5,000 ISIS fighters ‘trapped’ in Syria’s Al-Bab

Reports are circulating – some of which are traceable to Jihadi sources – that fast advancing Syrian army forces have completed the encirclement of 5,000 ISIS fighters who are trapped in the strategic north Syrian town of Al-Bab.
If true then this begs the major question of whether the Syrian troops who have been advancing on Al-Bab from the south are coordinating with the Turkish troops who together with Turkey’s Jihadi allies have been trying to take Al-Bab from the north.
One of the key reasons why ISIS has survived and grown in strength over the last few years is that conflicts between its ‘enemies’ have always prevented them from working together against it.  Indeed some of ISIS’s ‘enemies’ (Turkey for instance) have in the past tried to use the organisation for their own purposes.
If the Syrians and the Turks – backed in this case by the Russians – can be brought to fight ISIS together in Al-Bab, then with 5,000 of its fighters apparently trapped in the town the organisation could be facing its biggest ever military defeat in the Syrian war.
Whether the Syrians and the Turks – for so long enemies in the Syrian war – will however fight ISIS together in Al-Bab, or whether we will instead see a ‘race for Al-Bab’ between the Syrians and the Turks, which could easily play into ISIS’s hands, remains to be seen.  The fact that alongside the Turkish troops attacking Al-Bab are several thousand Turkish backed Jihadi fighters who are sworn enemies of the Syrian government can only complicate matters.
That ISIS’s fighters in Al-Bab have let themselves get trapped in the town is a further sign that as the organisation comes under increasing pressure it is abandoning the mobile tactics which have up to now served it so well.  Reports from Deir Ezzor speak of another major ISIS attack which was repulsed with heavy losses.  It seems that just as in Al-Bab ISIS is now intent on defending territory, so in Deir Ezzor it is now intent on capturing territory, in both cases regardless of cost.

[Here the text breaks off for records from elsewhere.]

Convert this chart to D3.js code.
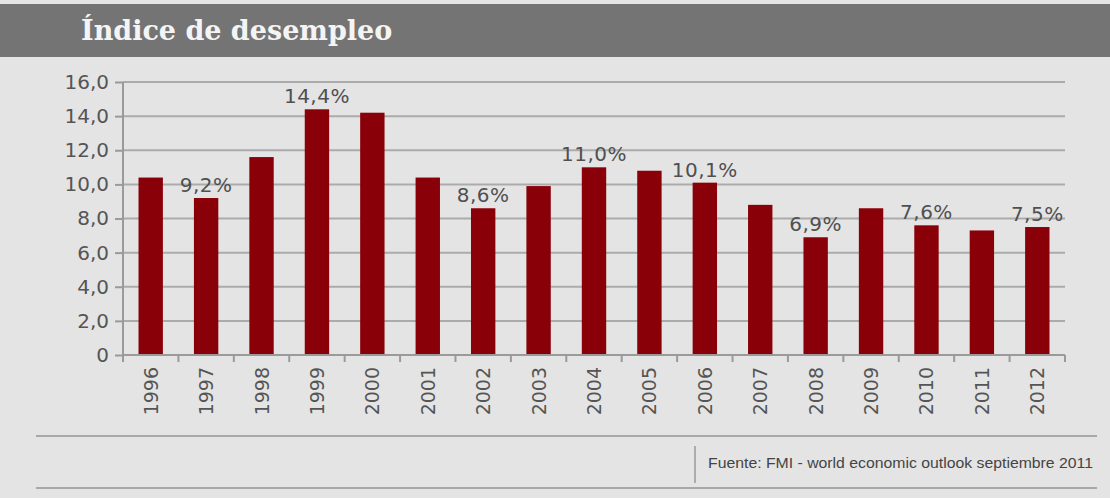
<!DOCTYPE html>
<meta charset="utf-8">
<script src="https://d3js.org/d3.v7.min.js"></script>
<style>
body { margin: 0; background: #e4e4e4; }
text { font-family: "DejaVu Sans", sans-serif; }
.grid line { stroke: #ababab; stroke-width: 2px; }
.axis path, .axis line { stroke: #9a9a9a; stroke-width: 2px; }
.axis text { fill: #555; font-size: 20px; }
</style>
<body>
<div id="chart"></div>
</body>
<script>

// data
const years = ["1996","1997","1998","1999","2000","2001","2002","2003","2004",
	"2005","2006","2007","2008","2009","2010","2011","2012"];
const unemployment = [10.4, 9.2, 11.6, 14.4, 14.2, 10.4, 8.6, 9.9, 11.0,
	10.8, 10.1, 8.8, 6.9, 8.6, 7.6, 7.3, 7.5];
const labeledYears = ["1997","1999","2002","2004","2006","2008","2010","2012"];
const yTicks = [0, 2, 4, 6, 8, 10, 12, 14, 16];

const title = "Índice de desempleo";
const source = "Fuente: FMI - world economic outlook septiembre 2011";

const W = 1110, H = 498;
const margin = {top: 82, right: 45, bottom: 143, left: 123},
	width = W - margin.left - margin.right,
	height = H - margin.top - margin.bottom;

const svg = d3.select("#chart")
	.append("svg")
	.attr("width", W)
	.attr("height", H);

svg.append("rect")
	.attr("width", W).attr("height", H)
	.attr("fill", "#e4e4e4");

// title band
svg.append("rect")
	.attr("x", 0).attr("y", 4)
	.attr("width", W).attr("height", 53)
	.attr("fill", "#747474");
svg.append("text")
	.attr("x", 81).attr("y", 40)
	.style("font-family", "'DejaVu Serif', serif")
	.style("font-weight", "bold")
	.style("font-size", "27px")
	.attr("fill", "#f4f4f4")
	.text(title);

const g = svg.append("g")
	.attr("transform", `translate(${margin.left},${margin.top})`);

const x = d3.scaleBand()
	.domain(years)
	.range([0, width])
	.paddingInner(0.56)
	.paddingOuter(0.28);

const y = d3.scaleLinear()
	.domain([0, 16])
	.range([height, 0]);

const fmt = d => d === 0 ? "0" : d.toFixed(1).replace(".", ",");

// gridlines
g.append("g")
	.attr("class", "grid")
	.selectAll("line")
	.data(yTicks.filter(d => d > 0))
	.enter().append("line")
	.attr("x1", 0).attr("x2", width)
	.attr("y1", d => y(d)).attr("y2", d => y(d));

// y axis
const yAxis = g.append("g")
	.attr("class", "axis")
	.call(d3.axisLeft(y).tickValues(yTicks).tickFormat(fmt).tickSizeInner(8).tickSizeOuter(0).tickPadding(6));
yAxis.select(".domain").attr("d", `M0,0V${height + 7}`);

// bars
g.selectAll("rect.bar")
	.data(years)
	.enter().append("rect")
	.attr("class", "bar")
	.attr("x", d => x(d))
	.attr("width", x.bandwidth())
	.attr("y", (d, i) => y(unemployment[i]))
	.attr("height", (d, i) => height - y(unemployment[i]))
	.attr("fill", "#8a0009");

// x axis: ticks sit on the band edges
const xAxis = g.append("g")
	.attr("class", "axis")
	.attr("transform", `translate(0,${height})`);
xAxis.append("path")
	.attr("d", `M0,0H${width}`);
xAxis.selectAll("line")
	.data(d3.range(years.length + 1))
	.enter().append("line")
	.attr("x1", i => i * x.step()).attr("x2", i => i * x.step())
	.attr("y1", 0).attr("y2", 7);
xAxis.selectAll("text")
	.data(years)
	.enter().append("text")
	.attr("transform", d => `translate(${x(d) + x.bandwidth() / 2 + 7},12) rotate(-90)`)
	.attr("text-anchor", "end")
	.style("font-size", "19px")
	.text(d => d);

// value labels
g.selectAll("text.value")
	.data(years.filter(d => labeledYears.includes(d)))
	.enter().append("text")
	.attr("class", "value")
	.attr("x", d => x(d) + x.bandwidth() / 2)
	.attr("y", d => y(unemployment[years.indexOf(d)]) - 6)
	.attr("text-anchor", "middle")
	.attr("fill", "#505050")
	.style("font-size", "20px")
	.style("letter-spacing", "0.5px")
	.text(d => unemployment[years.indexOf(d)].toFixed(1).replace(".", ",") + "%");

// footer
svg.append("line")
	.attr("x1", 36).attr("x2", 1097).attr("y1", 436).attr("y2", 436)
	.attr("stroke", "#a8a8a8").attr("stroke-width", 2);
svg.append("line")
	.attr("x1", 36).attr("x2", 1097).attr("y1", 488).attr("y2", 488)
	.attr("stroke", "#a8a8a8").attr("stroke-width", 2);
svg.append("line")
	.attr("x1", 695).attr("x2", 695).attr("y1", 446).attr("y2", 483)
	.attr("stroke", "#9a9a9a").attr("stroke-width", 1.5);
svg.append("text")
	.attr("x", 708).attr("y", 468)
	.style("font-family", "'Liberation Sans Narrow', 'Liberation Sans', sans-serif")
	.style("font-size", "14px")
	.attr("fill", "#444")
	.attr("textLength", 385)
	.attr("lengthAdjust", "spacingAndGlyphs")
	.text(source);

</script>
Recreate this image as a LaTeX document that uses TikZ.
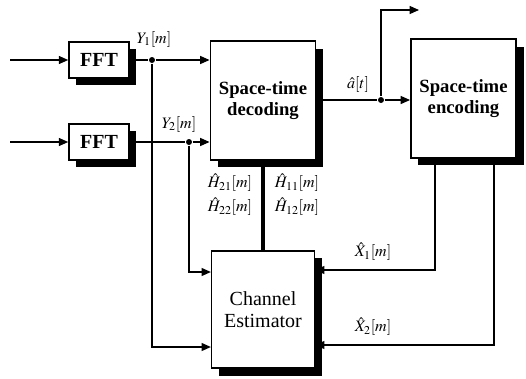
\documentclass[tikz,border=0pt]{standalone}
\usepackage{mathptmx}
\usepackage{fontspec}
\setmainfont{Liberation Serif}
\usetikzlibrary{positioning,arrows.meta,shadows,calc}

\begin{document}
\begin{tikzpicture}[x=0.75pt, y=-0.75pt, line width=0.9pt,
      >={Triangle[length=7pt,width=6pt]},
      blk/.style={draw, line width=1.2pt, fill=white, align=center, inner sep=0pt,
                  font=\fontsize{14}{16}\selectfont\bfseries,
                  general shadow={fill=black, shadow xshift=5.5pt, shadow yshift=-5.5pt}},
      fftbox/.style={blk, minimum width=45pt, minimum height=27pt,
                     font=\fontsize{15}{16}\selectfont\bfseries},
      stbox/.style={blk, minimum width=79pt, minimum height=89pt},
      lbl/.style={font=\fontsize{12}{13}\selectfont, inner sep=1pt},
      dot/.style={circle, fill=black, inner sep=0pt, minimum size=4.5pt}]
    \useasboundingbox (0,0) rectangle (526,379);
    % blocks
    \node[fftbox] (fft1) at (99,60)  {FFT};
    \node[fftbox] (fft2) at (99,142) {FFT};
    \node[stbox] (dec) at (263,100.5) {Space-time\\decoding};
    \node[stbox] (enc) at (463.5,98.5) {Space-time\\encoding};
    \node[stbox, minimum width=77pt, minimum height=88pt,
          font=\fontsize{15}{17}\selectfont] (ce) at (263,309.5) {Channel\\Estimator};
    % inputs
    \coordinate (in1) at (10,60);
    \coordinate (in2) at (10,142);
    \draw[->] (in1) -- (fft1);
    \draw[->] (in2) -- (fft2);
    % received signals
    \node[dot] (j1) at (152,60) {};
    \node[dot] (j2) at (189,142) {};
    \draw (fft1) -- (j1);
    \draw (fft2) -- (j2);
    \draw[->] (j1) -- (dec.west |- j1);
    \draw[->] (j2) -- (dec.west |- j2);
    \draw[->] (j1) |- (ce.west |- 0,347);
    \draw[->] (j2) |- (ce.west |- 0,272);
    \node[lbl] (y1) at (154,39)  {$Y_1[m]$};
    \node[lbl] (y2) at (179,124) {$Y_2[m]$};
    % decoder output
    \node[dot] (j3) at (381,100) {};
    \coordinate (out) at (419,10);
    \draw (dec.east |- j3) -- (j3);
    \draw[->] (j3) -- (enc.west |- j3);
    \draw[->] (j3) |- (out);
    \node[lbl] (ahat) at (358,84) {$\hat{a}[t]$};
    % channel estimates
    \draw[line width=3pt] (dec.south) -- (ce.north);
    \node[lbl] (h21) at (230,183) {$\hat{H}_{21}[m]$};
    \node[lbl] (h22) at (230,207) {$\hat{H}_{22}[m]$};
    \node[lbl] (h11) at (297,183) {$\hat{H}_{11}[m]$};
    \node[lbl] (h12) at (297,207) {$\hat{H}_{12}[m]$};
    % re-encoded symbols
    \draw[->] (enc.south -| 435,0) |- (ce.east |- 0,270);
    \draw[->] (enc.south -| 494,0) |- (ce.east |- 0,345);
    \node[lbl] (x1) at (373,252) {$\hat{X}_1[m]$};
    \node[lbl] (x2) at (373,327) {$\hat{X}_2[m]$};
  \end{tikzpicture}
\end{document}
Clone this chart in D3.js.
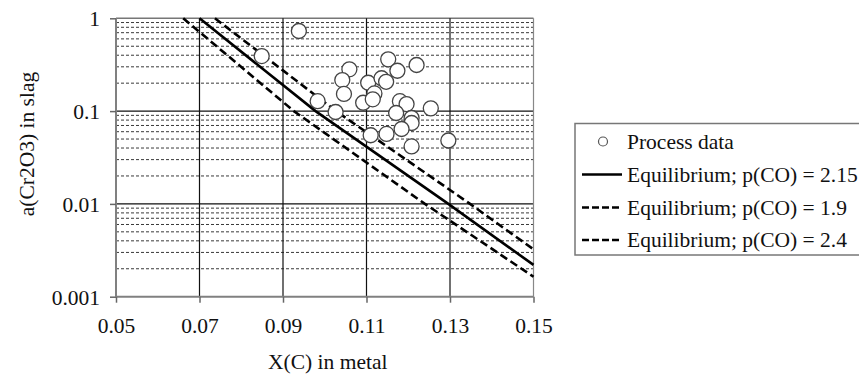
<!DOCTYPE html>
<html>
<head>
<meta charset="utf-8">
<script src="https://cdn.jsdelivr.net/npm/d3@7"></script>
<style>
  html, body { margin: 0; padding: 0; background: #fff; }
  svg { display: block; }
  svg text { font-family: "Liberation Serif", "Times New Roman", serif !important; fill: #111; }
</style>
</head>
<body>
<svg id="chart" width="859" height="374"></svg>
<script>
// Process data: carbon mole fraction in metal vs. Cr2O3 activity in slag
const processX = [0.0938, 0.0849, 0.0983, 0.1026, 0.1059, 0.1042, 0.1046, 0.1092, 0.1104,
                  0.1119, 0.1115, 0.1152, 0.1136, 0.1147, 0.1174, 0.1220, 0.1180, 0.1196,
                  0.1171, 0.1254, 0.1208, 0.1208, 0.1184, 0.1148, 0.1110, 0.1208, 0.1296];
const processA = [0.730, 0.392, 0.128, 0.0978, 0.282, 0.216, 0.153, 0.123, 0.202,
                  0.155, 0.134, 0.361, 0.226, 0.207, 0.272, 0.314, 0.128, 0.119,
                  0.0954, 0.107, 0.0843, 0.0744, 0.0641, 0.0567, 0.0549, 0.0416, 0.0482];

// Equilibrium curves for three CO partial pressures
const eqX215 = [0.0700, 0.0978, 0.1296, 0.1500];
const eqA215 = [1, 0.1, 0.01, 0.0022];
const eqX19  = [0.0661, 0.0926, 0.1240, 0.1500];
const eqA19  = [1, 0.1, 0.01, 0.00164];
const eqX24  = [0.0737, 0.1027, 0.1348, 0.1500];
const eqA24  = [1, 0.1, 0.01, 0.00324];

// Axis ticks
const xTicks = [0.05, 0.07, 0.09, 0.11, 0.13, 0.15];
const xTickLabels = ["0.05", "0.07", "0.09", "0.11", "0.13", "0.15"];
const yTicks = [1, 0.1, 0.01, 0.001];
const yTickLabels = ["1", "0.1", "0.01", "0.001"];

const legendLabels = ["Process data", "Equilibrium; p(CO) = 2.15",
                      "Equilibrium; p(CO) = 1.9", "Equilibrium; p(CO) = 2.4"];

const svg = d3.select("#chart");
const pLeft = 116, pRight = 533.5, pTop = 18.3, pBottom = 296.7;
const fontSize = 21.5;
const serif = '"Liberation Serif", "Times New Roman", serif';

const x = d3.scaleLinear().domain([0.05, 0.15]).range([pLeft, pRight]);
const y = d3.scaleLog().domain([0.001, 1]).range([pBottom, pTop]);

// Minor horizontal gridlines (2..9 within each decade)
const minor = [];
[0.001, 0.01, 0.1].forEach(d => { for (let k = 2; k <= 9; k++) minor.push(d * k); });
svg.append("g").selectAll("line").data(minor).join("line")
  .attr("x1", pLeft).attr("x2", pRight)
  .attr("y1", d => y(d)).attr("y2", d => y(d))
  .attr("stroke", "#3a3a3a").attr("stroke-width", 1).attr("stroke-dasharray", "3,2");

// Major horizontal gridlines
svg.append("g").selectAll("line").data([0.1, 0.01]).join("line")
  .attr("x1", pLeft).attr("x2", pRight)
  .attr("y1", d => y(d)).attr("y2", d => y(d))
  .attr("stroke", "#111").attr("stroke-width", 1.2);
svg.append("line").attr("x1", pLeft).attr("x2", pRight)
  .attr("y1", y(1)).attr("y2", y(1))
  .attr("stroke", "#777").attr("stroke-width", 1.5);

// Vertical gridlines
svg.append("g").selectAll("line").data(xTicks.slice(1)).join("line")
  .attr("x1", d => x(d)).attr("x2", d => x(d))
  .attr("y1", pTop).attr("y2", pBottom)
  .attr("stroke", (d, i) => i === xTicks.length - 2 ? "#888" : "#111").attr("stroke-width", 1.2);

// Axes built with d3 axis generators
const xAxis = svg.append("g").attr("transform", `translate(0,${pBottom})`)
  .call(d3.axisBottom(x).tickValues(xTicks).tickSize(6).tickFormat((d, i) => xTickLabels[i]));
const yAxis = svg.append("g").attr("transform", `translate(${pLeft},0)`)
  .call(d3.axisLeft(y).tickValues(yTicks).tickSize(6).tickFormat((d, i) => yTickLabels[i]));

[xAxis, yAxis].forEach(g => {
  g.attr("font-family", null).attr("font-size", null);
  g.select(".domain").attr("stroke", "#808080").attr("stroke-width", 2);
  g.selectAll(".tick line").attr("stroke", "#666").attr("stroke-width", 1.5);
  g.selectAll(".tick text").style("font-family", serif)
    .attr("font-size", fontSize).attr("fill", "#111");
});
xAxis.select(".domain").attr("d", `M${pLeft},0H${pRight}`);
yAxis.select(".domain").attr("d", `M0,${pBottom}V${pTop}`);
xAxis.selectAll(".tick text").attr("dy", null).attr("y", 36);
yAxis.selectAll(".tick text").attr("x", -16).attr("dy", "0.34em");

// Equilibrium curves
const line = d3.line().x(d => x(d[0])).y(d => y(d[1]));
const plot = svg.append("g");
const curves = [
  { xs: eqX19, as: eqA19, dash: "8,4" },
  { xs: eqX24, as: eqA24, dash: "8,4" },
  { xs: eqX215, as: eqA215, dash: null }
];
curves.forEach(c => {
  plot.append("path")
    .datum(c.xs.map((v, i) => [v, c.as[i]]))
    .attr("d", line)
    .attr("fill", "none").attr("stroke", "#000").attr("stroke-width", 2.6)
    .attr("stroke-dasharray", c.dash);
});

// Process data markers
plot.append("g").selectAll("circle")
  .data(processX.map((v, i) => [v, processA[i]]))
  .join("circle")
  .attr("cx", d => x(d[0])).attr("cy", d => y(d[1])).attr("r", 7.5)
  .attr("fill", "#fff").attr("stroke", "#444").attr("stroke-width", 1.3);

// Axis titles
svg.append("text").attr("x", (pLeft + pRight) / 2 + 3).attr("y", 369)
  .style("font-family", serif)
  .attr("text-anchor", "middle").attr("font-size", fontSize).text("X(C) in metal");
svg.append("text").attr("transform", `translate(34,144) rotate(-90)`)
  .style("font-family", serif)
  .attr("text-anchor", "middle").attr("font-size", fontSize).text("a(Cr2O3) in slag");

// Legend
const lg = svg.append("g");
lg.append("rect").attr("x", 575).attr("y", 123.5).attr("width", 300).attr("height", 131.5)
  .attr("fill", "#fff").attr("stroke", "#777").attr("stroke-width", 1.5);
const rowY = [141.5, 174.5, 207.5, 240];
lg.append("circle").attr("cx", 603).attr("cy", rowY[0]).attr("r", 4.5)
  .attr("fill", "#fff").attr("stroke", "#555").attr("stroke-width", 1.2);
[null, "7,3", "7,3"].forEach((dash, i) => {
  lg.append("line").attr("x1", 582).attr("x2", 622)
    .attr("y1", rowY[i + 1]).attr("y2", rowY[i + 1])
    .attr("stroke", "#000").attr("stroke-width", 2.6).attr("stroke-dasharray", dash);
});
lg.selectAll("text").data(legendLabels).join("text")
  .attr("x", 627).attr("y", (d, i) => rowY[i]).attr("dy", "0.34em")
  .style("font-family", serif)
  .attr("font-size", fontSize).text(d => d);
</script>
</body>
</html>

The apparent change in tactics is not easy to explain but it may have psychological reasons or may be the result of the death in battle of the best and most experienced ISIS commanders, with their replacements lacking the flair and flexibility that previously served the organisation so well.
Whatever the reason, there are now reports of ISIS for the first time in the Syrian war suffering from shortages of fighters, and being forced to send administrative and logistical staff from Raqqa to reinforce its fighters on the battlefields.